Wednesday, December 14, 2005

Blog Wars - Matt vs Jeremy - "Extremism in the defense of the Google Algorithm is no vice?"

Two of my very favorite techno blogger all-around-great guys, Matt Cutts and Jeremy Zawodny, have created a very spirited online debate about a recent paid linking experiment at Jeremy's blog. Thanks in large part to Matt's efforts over the past few years paid linking has become a very controversial topic and tactic for SEOs. Most I've talked to still employ the tactic and feel it works, but try to keep it "under the radar screen" of Google.

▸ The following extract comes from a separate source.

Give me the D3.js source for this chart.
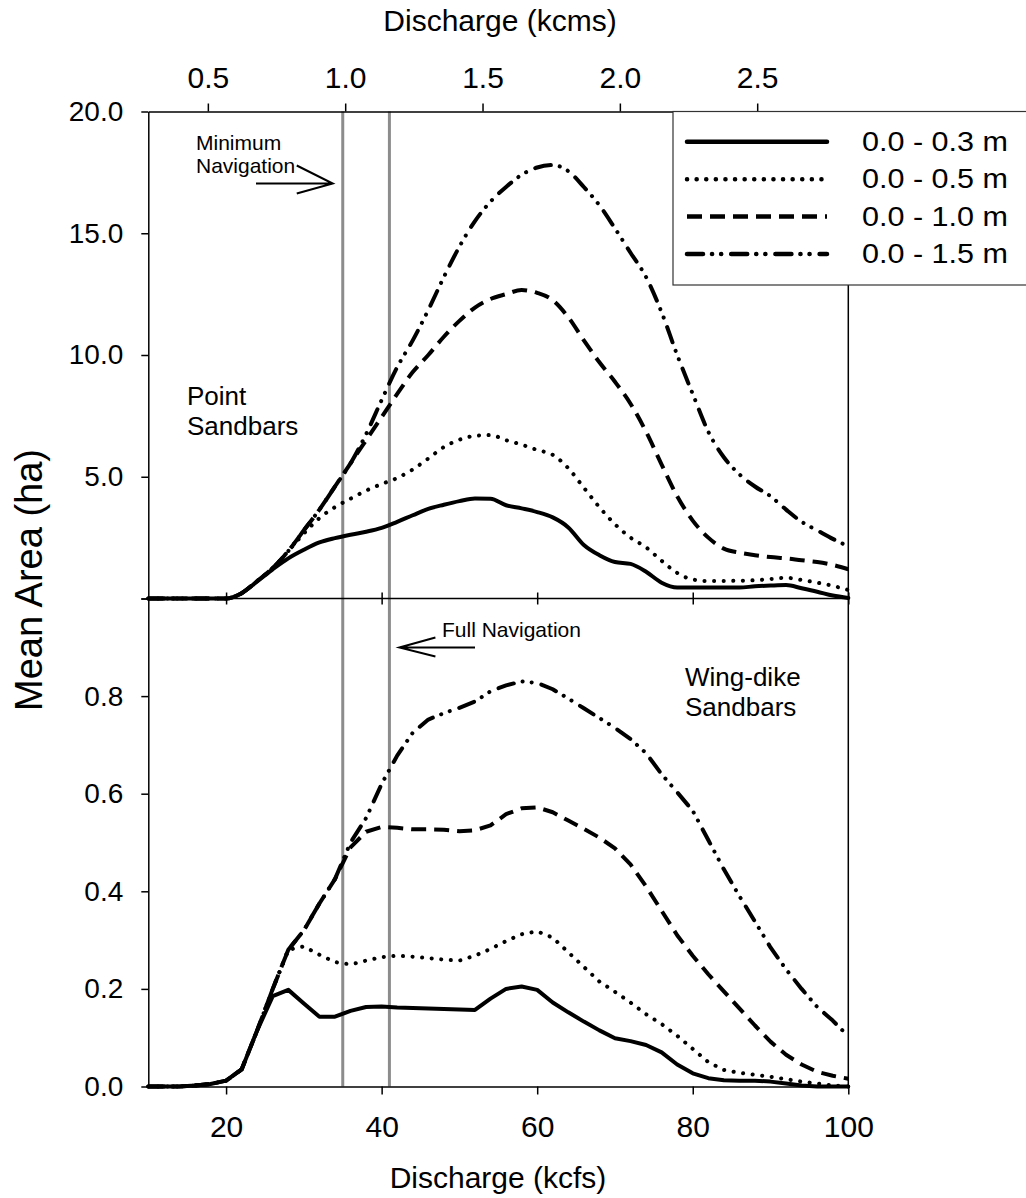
<!DOCTYPE html>
<html lang="en">
<head>
<meta charset="UTF-8">
<title>Mean sandbar area vs discharge</title>
<script src="https://d3js.org/d3.v7.min.js"></script>
<style>
body { margin: 0; background: #fff; }
svg text { font-family: "Liberation Sans", Arial, Helvetica, sans-serif; fill: #000; }
.axis path, .axis line { stroke: #000; stroke-width: 1.5px; }
.axis text { font-size: 28px; }
.curve { fill: none; stroke: #000; stroke-width: 4px; }
</style>
</head>
<body>
<svg width="1026" height="1198"></svg>
<script>

// discharge grid (kcfs)
const discharge = [10,12,14,16,18,20,22,24,26,28,30,32,34,36,38,40,42,44,46,48,50,52,54,56,58,60,
                   62,64,66,68,70,72,74,76,78,80,82,84,86,88,90,92,94,96,98,100];

// point sandbars, mean area (ha)
const point03 = [0,0,0,0,0,0,0.22,0.7,1.2,1.65,2.0,2.3,2.48,2.62,2.74,2.9,3.15,3.42,3.68,3.85,4.0,4.11,4.1,3.83,3.7,3.55,
                 3.33,2.92,2.2,1.78,1.5,1.42,1.1,0.65,0.45,0.45,0.45,0.45,0.45,0.5,0.53,0.55,0.42,0.28,0.12,0.02];
const point05 = [0,0,0,0,0,0,0.22,0.72,1.25,1.95,2.67,3.3,3.75,4.1,4.43,4.7,4.95,5.3,5.75,6.22,6.52,6.68,6.71,6.5,6.32,6.1,
                 5.9,5.35,4.55,3.75,3.05,2.5,2.1,1.55,1.05,0.78,0.72,0.72,0.73,0.75,0.8,0.85,0.76,0.65,0.52,0.35];
const point10 = [0,0,0,0,0,0,0.22,0.72,1.25,1.95,2.8,3.65,4.6,5.55,6.5,7.45,8.4,9.3,10.0,10.75,11.4,11.95,12.3,12.5,12.67,12.55,
                 12.25,11.55,10.6,9.7,8.9,8.0,6.85,5.5,4.2,3.2,2.5,2.05,1.88,1.78,1.7,1.65,1.57,1.5,1.38,1.2];
const point15 = [0,0,0,0,0,0,0.22,0.72,1.25,1.95,2.8,3.65,4.6,5.55,6.75,8.15,9.5,10.6,11.85,13.2,14.45,15.5,16.3,16.9,17.4,17.7,
                 17.8,17.55,16.9,16.15,15.2,14.2,13.2,11.75,10.0,8.4,6.85,5.8,5.1,4.6,4.2,3.65,3.15,2.8,2.45,2.15];

// wing-dike sandbars, mean area (ha)
const wing03 = [0,0,0,0.002,0.005,0.012,0.035,0.115,0.185,0.198,0.17,0.143,0.143,0.155,0.163,0.164,0.162,0.161,0.16,0.159,0.158,0.157,0.18,0.2,0.205,0.198,
                0.172,0.152,0.133,0.115,0.099,0.093,0.085,0.07,0.045,0.027,0.017,0.013,0.012,0.012,0.01,0.006,0.002,0,0,0];
const wing05 = [0,0,0,0.002,0.005,0.012,0.035,0.115,0.2,0.28,0.287,0.27,0.255,0.25,0.258,0.265,0.268,0.266,0.263,0.26,0.258,0.268,0.282,0.298,0.312,0.318,
                0.305,0.275,0.245,0.215,0.194,0.172,0.148,0.128,0.104,0.077,0.05,0.034,0.028,0.024,0.02,0.015,0.01,0.006,0.002,0];
const wing10 = [0,0,0,0.002,0.005,0.012,0.035,0.115,0.2,0.28,0.32,0.375,0.425,0.49,0.522,0.532,0.53,0.527,0.527,0.526,0.523,0.525,0.535,0.558,0.57,0.572,
                0.562,0.545,0.528,0.51,0.488,0.455,0.41,0.36,0.31,0.268,0.23,0.195,0.16,0.125,0.092,0.065,0.045,0.03,0.022,0.016];
const wing15 = [0,0,0,0.002,0.005,0.012,0.035,0.115,0.2,0.28,0.32,0.375,0.425,0.5,0.55,0.62,0.678,0.725,0.752,0.765,0.776,0.789,0.81,0.822,0.83,0.827,
                0.814,0.795,0.775,0.755,0.735,0.712,0.683,0.64,0.603,0.565,0.505,0.445,0.39,0.338,0.285,0.24,0.2,0.163,0.135,0.103];

const depthLabels = ["0.0 - 0.3 m", "0.0 - 0.5 m", "0.0 - 1.0 m", "0.0 - 1.5 m"];
const navDischarge = [35, 41];            // minimum / full navigation (kcfs)
const kcfsTicks = [20, 40, 60, 80, 100];
const kcmsTicks = [0.5, 1.0, 1.5, 2.0, 2.5];
const pointTicks = [0, 5, 10, 15, 20];
const wingTicks = [0, 0.2, 0.4, 0.6, 0.8, 1.0];

const KCFS_PER_KCMS = 35.3147;

// line styles for the four depth classes
const dashes = [null, "0.1 9.5", "15 8", "16 9 0.1 9 0.1 10"];
const caps = ["round", "round", "butt", "round"];

const svg = d3.select("svg");

const plotL = 148.3, plotR = 848.3, plotT = 111.5, plotM = 598.5, plotB = 1086.5;

const x = d3.scaleLinear().domain([10, 100]).range([plotL, plotR]);
const xTop = d3.scaleLinear().domain([10 / KCFS_PER_KCMS, 100 / KCFS_PER_KCMS]).range([plotL, plotR]);
const yPoint = d3.scaleLinear().domain([0, 20]).range([plotM, plotT]);
const yWing = d3.scaleLinear().domain([0, 1]).range([plotB, plotM]);

// navigation reference lines
svg.selectAll(".nav")
  .data(navDischarge)
  .enter().append("line")
    .attr("class", "nav")
    .attr("x1", d => x(d)).attr("x2", d => x(d))
    .attr("y1", plotT).attr("y2", plotB)
    .attr("stroke", "#8c8c8c")
    .attr("stroke-width", 3);

// curves (point sandbars smooth, wing-dike sandbars drawn point to point)
function drawPanel(series, y, curve) {
  const line = d3.line()
    .x((d, i) => x(discharge[i]))
    .y(d => y(d))
    .curve(curve);
  series.forEach((s, k) => {
    svg.append("path")
      .datum(s)
      .attr("class", "curve")
      .attr("d", line)
      .attr("stroke-dasharray", dashes[k])
      .attr("stroke-linecap", caps[k])
      .attr("stroke-linejoin", "round");
  });
}
drawPanel([point03, point05, point10, point15], yPoint, d3.curveMonotoneX);
drawPanel([wing03, wing05, wing10, wing15], yWing, d3.curveLinear);

// axes
svg.append("g").attr("class", "axis")
  .attr("transform", "translate(" + plotL + ",0)")
  .call(d3.axisLeft(yPoint).tickValues(pointTicks).tickSize(7).tickPadding(18).tickSizeOuter(0)
    .tickFormat(d => d === 0 ? "" : d3.format(".1f")(d)));

svg.append("g").attr("class", "axis")
  .attr("transform", "translate(" + plotL + ",0)")
  .call(d3.axisLeft(yWing).tickValues(wingTicks).tickSize(7).tickPadding(18).tickSizeOuter(0)
    .tickFormat(d => d === 1 ? "" : d3.format(".1f")(d)));

const bottomAxis = svg.append("g").attr("class", "axis")
  .attr("transform", "translate(0," + plotB + ")")
  .call(d3.axisBottom(x).tickValues(kcfsTicks).tickSize(8).tickPadding(21).tickSizeOuter(0));
bottomAxis.selectAll("text").style("font-size", "30px");

const topAxis = svg.append("g").attr("class", "axis")
  .attr("transform", "translate(0," + plotT + ")")
  .call(d3.axisTop(xTop).tickValues(kcmsTicks).tickSize(8).tickPadding(16).tickSizeOuter(0)
    .tickFormat(d3.format(".1f")));
topAxis.selectAll("text").style("font-size", "30px");

// ticks straddling the line between the panels
const midAxis = svg.append("g").attr("class", "axis")
  .attr("transform", "translate(0," + (plotM - 6) + ")")
  .call(d3.axisBottom(x).tickValues(kcfsTicks).tickSize(12).tickFormat(""));
midAxis.select(".domain").remove();

svg.append("line")
  .attr("x1", plotL).attr("x2", plotR).attr("y1", plotM).attr("y2", plotM)
  .attr("stroke", "#000").attr("stroke-width", 1.5);
svg.append("line")
  .attr("x1", plotR).attr("x2", plotR).attr("y1", plotT).attr("y2", plotB)
  .attr("stroke", "#000").attr("stroke-width", 1.5);

// axis titles
svg.append("text")
  .attr("x", 500).attr("y", 31)
  .attr("text-anchor", "middle")
  .style("font-size", "30px")
  .text("Discharge (kcms)");

svg.append("text")
  .attr("x", 498).attr("y", 1188)
  .attr("text-anchor", "middle")
  .style("font-size", "30px")
  .text("Discharge (kcfs)");

svg.append("text")
  .attr("transform", "translate(42,580) rotate(-90)")
  .attr("text-anchor", "middle")
  .style("font-size", "38px")
  .text("Mean Area (ha)");

// panel labels
function label(lines, x0, y0, size, gap) {
  const t = svg.append("text").attr("x", x0).attr("y", y0).style("font-size", size + "px");
  lines.forEach((s, i) => t.append("tspan").attr("x", x0).attr("dy", i ? gap : 0).text(s));
}
label(["Point", "Sandbars"], 187, 405, 26, 30);
label(["Wing-dike", "Sandbars"], 685, 686, 26, 30);
label(["Minimum", "Navigation"], 196, 150, 21, 23);
label(["Full Navigation"], 442, 637, 21, 0);

// arrows
function arrow(x0, x1, y0, up, down) {
  const dir = x1 > x0 ? -1 : 1;
  svg.append("path")
    .attr("d", "M" + x0 + "," + y0 + "H" + x1 +
               "M" + (x1 + dir * 36) + "," + (y0 - up) + "L" + x1 + "," + y0 + "L" + (x1 + dir * 36) + "," + (y0 + down))
    .attr("fill", "none")
    .attr("stroke", "#000")
    .attr("stroke-width", 2);
}
arrow(256, x(navDischarge[0]) - 10, 183.5, 18, 10);
arrow(475, x(navDischarge[1]) + 10, 647.5, 10, 9);

// legend
const legend = svg.append("g");
legend.append("rect")
  .attr("x", 673).attr("y", plotT)
  .attr("width", 370).attr("height", 285 - plotT)
  .attr("fill", "#fff")
  .attr("stroke", "#333")
  .attr("stroke-width", 1.2);

const rowY = d3.scalePoint().domain(depthLabels).range([141.7, 254]);
depthLabels.forEach((lab, k) => {
  legend.append("line")
    .attr("x1", 687).attr("x2", 827)
    .attr("y1", rowY(lab)).attr("y2", rowY(lab))
    .attr("stroke", "#000").attr("stroke-width", 4.5)
    .attr("stroke-dasharray", dashes[k])
    .attr("stroke-linecap", caps[k]);
  legend.append("text")
    .attr("x", 862).attr("y", rowY(lab) + 9)
    .attr("textLength", 146)
    .attr("lengthAdjust", "spacingAndGlyphs")
    .style("font-size", "27px")
    .text(lab);
});

</script>
</body>
</html>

Search engines, especially Google, see paid linking as a serious manipulation of the ranking algorithm. Matt indicates they have many ways to detect this type of linking algorithmically and I'd guess they have a pretty robust database of sites that offer and resell paid links.

Generally Google recommends adding the "nofollow" tag for paid links, or using alternative forms of advertising. In fairness to some criticism adsense and adwords are effectively "nofollow" forms of ads, not counting in the pagerank calculations for pages at a site.

HOWEVER and importantly, it seems to me the debate is not really about linking, but about *excessive penalties* for things seen as hurting the indexing process.

Matt's posts imply that in the war on spam, Google may be following the very controversial notions espoused by uber conservative Barry Goldwater some time ago talking about Viet Nam War. Goldwater said "Extremism in the defense of liberty is no vice".

Matt - are you saying: "Extremism in the defense of the Google Algorithm is no vice?" I hope not.

Sure you can execute people for running a stop light, and this will reduce traffic violations, but it's not a prudent social change mechanism for obvious reasons. And it's evil. Google, please don't be evil.